The memo's careful bureaucratic language ('admirable restraint,' 'not forthcoming') suggests tension between public affairs transparency and intelligence compartmentalization. The distribution to DSD/OSI (Directorate of Science and Intelligence, Office of Scientific Intelligence) indicates this was handled at a relatively senior level within CIA's scientific analysis branch. The fact that Miss Hunt specifically mentioned wanting to show the declassified version to John Lear suggests the Air Force was engaged in a calculated public relations effort, possibly attempting to shape the narrative around UFO phenomena through controlled disclosure to credible journalists. The document's classification status and the vague promise of 'soon' delivery of materials hints at the complexity of clearing intelligence-gathered UFO reports for public release.
06 Theory Comparison
BELIEVER ANALYSIS
Evidence of Substantive Classified UFO Program
The memo confirms that CIA maintained classified UFO reports requiring formal declassification review at the OSI (Office of Scientific Intelligence) level, suggesting more substantive investigation than publicly acknowledged.
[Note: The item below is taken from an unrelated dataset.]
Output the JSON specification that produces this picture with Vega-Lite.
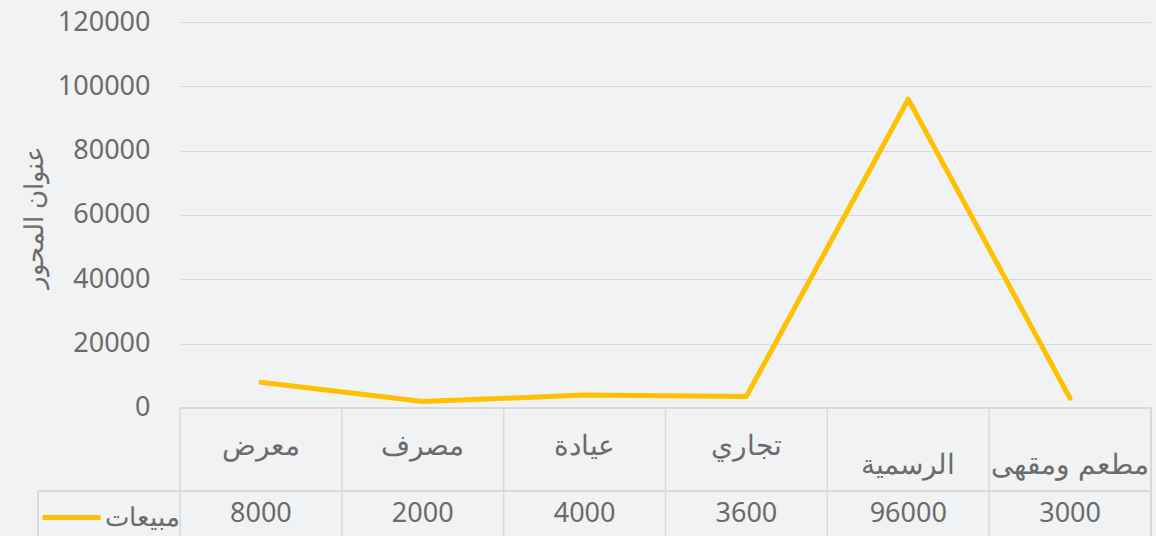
{
  "$schema": "https://vega.github.io/schema/vega-lite/v6.json",
  "width": 971,
  "height": 514,
  "autosize": {"type": "none"},
  "padding": {"left": 180, "top": 22, "right": 5, "bottom": 0},
  "background": "#f1f2f4",
  "config": {"view": {"stroke": null}, "font": "Noto Sans"},
  "data": {"values": [
    {"cat": "معرض", "i": 0, "v": 8000, "series": "مبيعات"},
    {"cat": "مصرف", "i": 1, "v": 2000, "series": "مبيعات"},
    {"cat": "عيادة", "i": 2, "v": 4000, "series": "مبيعات"},
    {"cat": "تجاري", "i": 3, "v": 3600, "series": "مبيعات"},
    {"cat": "الرسمية", "i": 4, "v": 96000, "series": "مبيعات"},
    {"cat": "مطعم ومقهى", "i": 5, "v": 3000, "series": "مبيعات"}
  ]},
  "encoding": {
    "x": {"field": "i", "type": "quantitative", "scale": {"domain": [-0.5, 5.5], "nice": false, "zero": false}, "axis": null}
  },
  "layer": [
    {
      "mark": {"type": "rule", "color": "#d9d9d9", "strokeWidth": 1.5, "xOffset": -80.9},
      "encoding": {
        "y": {"datum": 0, "type": "quantitative", "scale": {"domain": [-39800, 120000], "nice": false, "zero": false},
          "axis": {"values": [0, 20000, 40000, 60000, 80000, 100000, 120000], "format": "d", "grid": true, "gridColor": "#d9d9d9", "gridWidth": 1.2,
            "domain": false, "ticks": false, "labelPadding": 30, "labelFontSize": 27, "labelColor": "#6b6b6b",
            "title": "عنوان المحور", "titleFontSize": 26, "titleFontWeight": "normal", "titleColor": "#6b6b6b",
            "titlePadding": 10, "titleY": 195}},
        "y2": {"datum": -45000}
      }
    },
    {
      "mark": {"type": "rule", "color": "#d9d9d9", "strokeWidth": 1.5},
      "encoding": {"x": {"datum": 5.5}, "y": {"datum": 0}, "y2": {"datum": -45000}}
    },
    {
      "mark": {"type": "rule", "color": "#d9d9d9", "strokeWidth": 2},
      "encoding": {"x": {"datum": -0.5}, "x2": {"datum": 5.5}, "y": {"datum": 0}}
    },
    {
      "mark": {"type": "rule", "color": "#d9d9d9", "strokeWidth": 1.5},
      "encoding": {"x": {"datum": -1.377}, "x2": {"datum": 5.5}, "y": {"datum": -25800}}
    },
    {
      "mark": {"type": "rule", "color": "#d9d9d9", "strokeWidth": 1.5},
      "encoding": {"x": {"datum": -1.377}, "y": {"datum": -25800}, "y2": {"datum": -45000}}
    },
    {
      "transform": [{"filter": "datum.i < 4"}],
      "mark": {"type": "text", "fontSize": 28, "color": "#6b6b6b", "baseline": "middle"},
      "encoding": {"text": {"field": "cat"}, "y": {"datum": -12125}}
    },
    {
      "transform": [{"filter": "datum.i >= 4"}],
      "mark": {"type": "text", "fontSize": 28, "color": "#6b6b6b", "baseline": "middle"},
      "encoding": {"text": {"field": "cat"}, "y": {"datum": -18030}}
    },
    {
      "mark": {"type": "text", "fontSize": 27, "color": "#6b6b6b", "baseline": "middle"},
      "encoding": {"text": {"field": "v", "format": "d"}, "y": {"datum": -32955}}
    },
    {
      "mark": {"type": "line", "strokeWidth": 5, "strokeCap": "round", "strokeJoin": "round"},
      "encoding": {
        "y": {"field": "v", "type": "quantitative"},
        "color": {"field": "series", "type": "nominal", "scale": {"range": ["#ffc000"]},
          "legend": {"title": null, "orient": "none", "legendX": -140, "legendY": 464, "symbolType": "stroke",
            "symbolSize": 3364, "symbolStrokeWidth": 5, "labelFontSize": 26, "labelColor": "#6b6b6b", "labelOffset": 2, "padding": 0}}
      }
    }
  ]
}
The careful handling, three-week delay, and senior-level involvement indicate these reports contained sensitive information beyond simple sighting reports. The government's eagerness to control the narrative through selective journalist briefings suggests concern about what full disclosure might reveal.
SKEPTIC ANALYSIS
Routine Bureaucratic Process
This memo simply documents standard inter-agency coordination for FOIA-type requests during a period when UFO reports were common and required declassification review before release. The 'classified' reports likely contained mundane sighting reports that were technically classified only because they were collected through intelligence channels, not because they contained extraordinary evidence. The delay reflects normal bureaucratic processing time.
07 Verdict
ANALYST VERDICT
This document represents a piece of the larger historical puzzle regarding government UFO information management rather than evidence of any specific aerial phenomenon. Its significance lies in demonstrating that by 1966, CIA possessed classified UFO reports requiring formal declassification review, and that inter-agency coordination was necessary when responding to press and public inquiries. The involvement of mainstream journalist John Lear and the Air Force's eagerness to share declassified materials with him suggests an official effort to manage public discourse on UFOs through strategic information release. The memo provides no evidence regarding the nature or credibility of actual UFO sightings, but does confirm that such reports existed within classified CIA files and were subject to deliberate disclosure policies. This is a historically important administrative record that validates long-standing claims that intelligence agencies maintained classified UFO files during the 1960s, lending credibility to FOIA researchers' efforts to uncover such materials.